Recall the equation (1) and rearrange for $\beta$.

$\begin{array}{c}\frac{\Delta \rho }{\rho }=-\beta \Delta T\\ \beta =-\frac{\Delta \rho }{\rho \Delta T}\end{array}$

Substitute $\left(0.9997\text{g}/{\text{cm}}^3-1.0000\text{g}/{\text{cm}}^3\right)$ for $\Delta \rho$, $1.0000\text{g}/{\text{cm}}^3$ for $\rho$ and $\left(10.0°\text{C}-4.0°\text{C}\right)$ for $\Delta T$ in above equation to find $\beta$.

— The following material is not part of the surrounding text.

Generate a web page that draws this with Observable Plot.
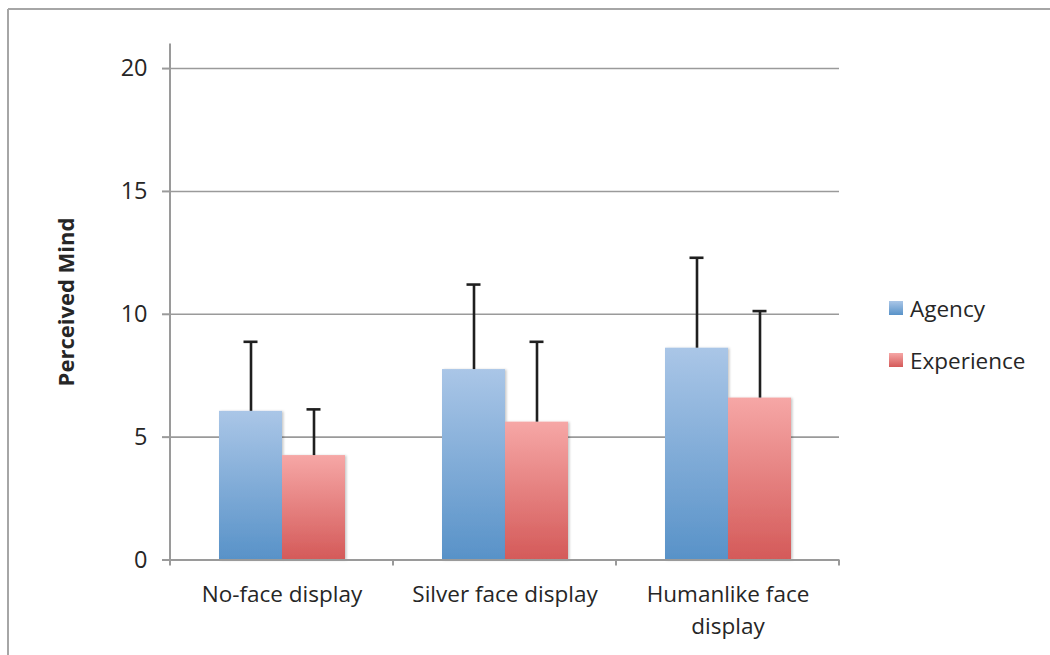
<!DOCTYPE html>
<html><head><meta charset="utf-8">
<script src="https://cdn.jsdelivr.net/npm/d3@7"></script>
<script src="https://cdn.jsdelivr.net/npm/@observablehq/plot@0.6"></script>
<style>
body{margin:0;background:#fff;}
#chart{position:relative;width:1050px;height:655px;}
#chart svg{font-family:"Open Sans",sans-serif;}
</style>
</head><body><div id="chart"></div>
<script>
// ---- data ----
const categories = ["No-face display", "Silver face display", "Humanlike face display"];
const categoryLabels = ["No-face display", "Silver face display", "Humanlike face\ndisplay"];
const series = ["Agency", "Experience"];
const agencyMeans = [6.05, 7.75, 8.62];
const agencyErrorTops = [8.88, 11.21, 12.30];
const experienceMeans = [4.25, 5.61, 6.59];
const experienceErrorTops = [6.13, 8.88, 10.13];
const yTicks = [0, 5, 10, 15, 20];
const yLabel = "Perceived Mind";

const seriesColors = {
  Agency: {top: "#aac6e7", bottom: "#5892c8"},
  Experience: {top: "#f6a7a6", bottom: "#d45a59"}
};
const gradId = s => "grad-" + s;

const rows = [];
categories.forEach((c, i) => {
  rows.push({category: c, series: "Agency", value: agencyMeans[i], hi: agencyErrorTops[i]});
  rows.push({category: c, series: "Experience", value: experienceMeans[i], hi: experienceErrorTops[i]});
});
const labelRows = categories.map((c, i) => ({category: c, label: categoryLabels[i]}));

const gray = "#9a9a9a";
const textColor = "#262626";

const plot = Plot.plot({
  width: 1050,
  height: 655,
  marginLeft: 169,
  marginRight: 210,
  marginTop: 43.5,
  marginBottom: 95.5,
  style: {fontFamily: "'Open Sans', sans-serif", fontSize: "22.5px", color: textColor, background: "#fff"},
  fx: {domain: categories, padding: 0, axis: null, label: null},
  x: {domain: series, paddingInner: 0, paddingOuter: 0.75, axis: null, label: null},
  y: {domain: [0, 21], axis: null, label: null},
  marks: [
    Plot.ruleY(yTicks.filter(t => t > 0), {stroke: gray, strokeWidth: 1.6}),
    Plot.barY(rows, {fx: "category", x: "series", y: "value", fill: d => `url(#${gradId(d.series)})`}),
    Plot.ruleX(rows, {fx: "category", x: "series", y1: "value", y2: "hi", stroke: "#1f1f1f", strokeWidth: 2.6}),
    Plot.tickY(rows, {fx: "category", x: "series", y: "hi", stroke: "#1f1f1f", strokeWidth: 2.6, insetLeft: 24.5, insetRight: 24.5}),
    Plot.ruleY([0], {stroke: gray, strokeWidth: 2}),
    Plot.axisY({ticks: yTicks, tickSize: 8, tickPadding: 15, stroke: gray, strokeWidth: 2, fill: textColor, fontSize: 23.5, label: null, tickFormat: d => String(d)}),
    Plot.text(labelRows, {fx: "category", text: "label", frameAnchor: "bottom", lineAnchor: "top", dy: 19, lineHeight: 1.42, fill: textColor, fontSize: 22.5}),
    Plot.text([{category: categories[0]}], {fx: "category", text: () => yLabel, frameAnchor: "left", textAnchor: "middle", dx: -104, rotate: -90, fontWeight: "bold", fill: textColor, fontSize: 22})
  ]
});

document.getElementById("chart").appendChild(plot);

// ---- decorations drawn with the plot's own scales ----
const svg = d3.select(plot.tagName.toLowerCase() === "svg" ? plot : plot.querySelector("svg"));
const defs = svg.insert("defs", ":first-child");
series.forEach(s => {
  const g = defs.append("linearGradient").attr("id", gradId(s)).attr("x1", 0).attr("y1", 0).attr("x2", 0).attr("y2", 1);
  g.append("stop").attr("offset", "0%").attr("stop-color", seriesColors[s].top);
  g.append("stop").attr("offset", "100%").attr("stop-color", seriesColors[s].bottom);
});
const shadow = defs.append("filter").attr("id", "barshadow").attr("x", "-10%").attr("y", "-10%").attr("width", "130%").attr("height", "130%");
shadow.append("feDropShadow").attr("dx", 1.5).attr("dy", 0.5).attr("stdDeviation", 1.2).attr("flood-color", "#000").attr("flood-opacity", 0.22);
svg.selectAll("g[aria-label='bar'] rect").attr("filter", "url(#barshadow)");

const fxS = plot.scale("fx");
const yS = plot.scale("y");
const y0 = yS.apply(0);
const yTop = yS.apply(yS.domain[1]);
const band = fxS.bandwidth;
const left = fxS.apply(categories[0]);
const deco = svg.append("g").attr("stroke", gray).attr("stroke-width", 2).attr("fill", "none");
// y axis line
deco.append("line").attr("x1", left).attr("x2", left).attr("y1", yTop).attr("y2", y0 + 6);
// category boundary ticks
categories.forEach(c => {
  const xr = fxS.apply(c) + band;
  deco.append("line").attr("x1", xr).attr("x2", xr).attr("y1", y0).attr("y2", y0 + 6);
});
// chart border (top and left)
const border = svg.append("g").attr("stroke", "#a6a6a6").attr("stroke-width", 2).attr("fill", "none");
border.append("line").attr("x1", 8).attr("x2", 1050).attr("y1", 9).attr("y2", 9);
border.append("line").attr("x1", 8).attr("x2", 8).attr("y1", 9).attr("y2", 655);

// legend
const legendX = fxS.apply(categories[categories.length - 1]) + band + 50;
const legend = svg.append("g").attr("font-family", "'Open Sans', sans-serif").attr("font-size", 22.5)
  .attr("fill", textColor).attr("text-anchor", "start");
series.forEach((s, i) => {
  const cy = 309 + i * 52;
  legend.append("rect").attr("x", legendX).attr("y", cy - 8).attr("width", 14).attr("height", 14)
    .attr("fill", `url(#${gradId(s)})`);
  legend.append("text").attr("x", legendX + 21).attr("y", cy).attr("dy", "0.35em").text(s);
});
</script>
</body></html>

$\begin{array}{c}\beta =-\frac{\left(0.9997\text{g}/{\text{cm}}^3-1.0000\text{g}/{\text{cm}}^3\right)}{\left(1.0000\text{g}/{\text{cm}}^3\right)\left(\left(10.0°\text{C}-4.0°\text{C}\right)\right)}\\ =5\times {10}^{-5}°{\text{C}}^{-1}\end{array}$

Conclusion:

Therefore, the value of $\beta$ for temperature interval $4.0°\text{C}$ to $10.0°\text{C}$ is $5\times {10}^{-5}{\left(°\text{C}\right)}^{-1}$.

To determine

The value of $\beta$ for the temperature interval $0°\text{C}$ to $4.0°\text{C}$.

Answer to Problem 57AP

The value of $\beta$ for temperature interval $0°\text{C}$ to $4.0°\text{C}$ is $-2.5\times {10}^{-5}{\left(°\text{C}\right)}^{-1}$.

Explanation of Solution

Given info: The density of the liquid is $\rho$, the change in the temperature is $\Delta T$, the maximum density of fresh water at $4.0°\text{C}$ is $1.0000\text{g}/{\text{cm}}^3$, the density of fresh water at $10.0°\text{C}$ is $0.9997\text{g}/{\text{cm}}^3$ and the density of water at $0°\text{C}$ is $0.9999\text{g}/{\text{cm}}^3$.

The expression for $\beta$ is,

$\begin{array}{c}\frac{\Delta \rho }{\rho }=-\beta \Delta T\\ \beta =-\frac{\Delta \rho }{\rho \Delta T}\end{array}$

Substitute $\left(1.0000\text{g}/{\text{cm}}^3-0.9999\text{g}/{\text{cm}}^3\right)$ for $\Delta \rho$, $1.0000\text{g}/{\text{cm}}^3$ for $\rho$ and $\left(4.0°\text{C}-0°\text{C}\right)$ for $\Delta T$ in above equation to find $\beta$.

$\begin{array}{c}\beta =-\frac{\left(1.0000\text{g}/{\text{cm}}^3-0.9999\text{g}/{\text{cm}}^3\right)}{\left(1.0000\text{g}/{\text{cm}}^3\right)\left(\left(4.0°\text{C}-0.0°\text{C}\right)\right)}\\ =-2.5\times {10}^{-5}°{\text{C}}^{-1}\end{array}$

Conclusion:

Therefore, the value of $\beta$ for the temperature interval $0°\text{C}$ to $4.0°\text{C}$ is $-2.5\times {10}^{-5}{\left(°\text{C}\right)}^{-1}$.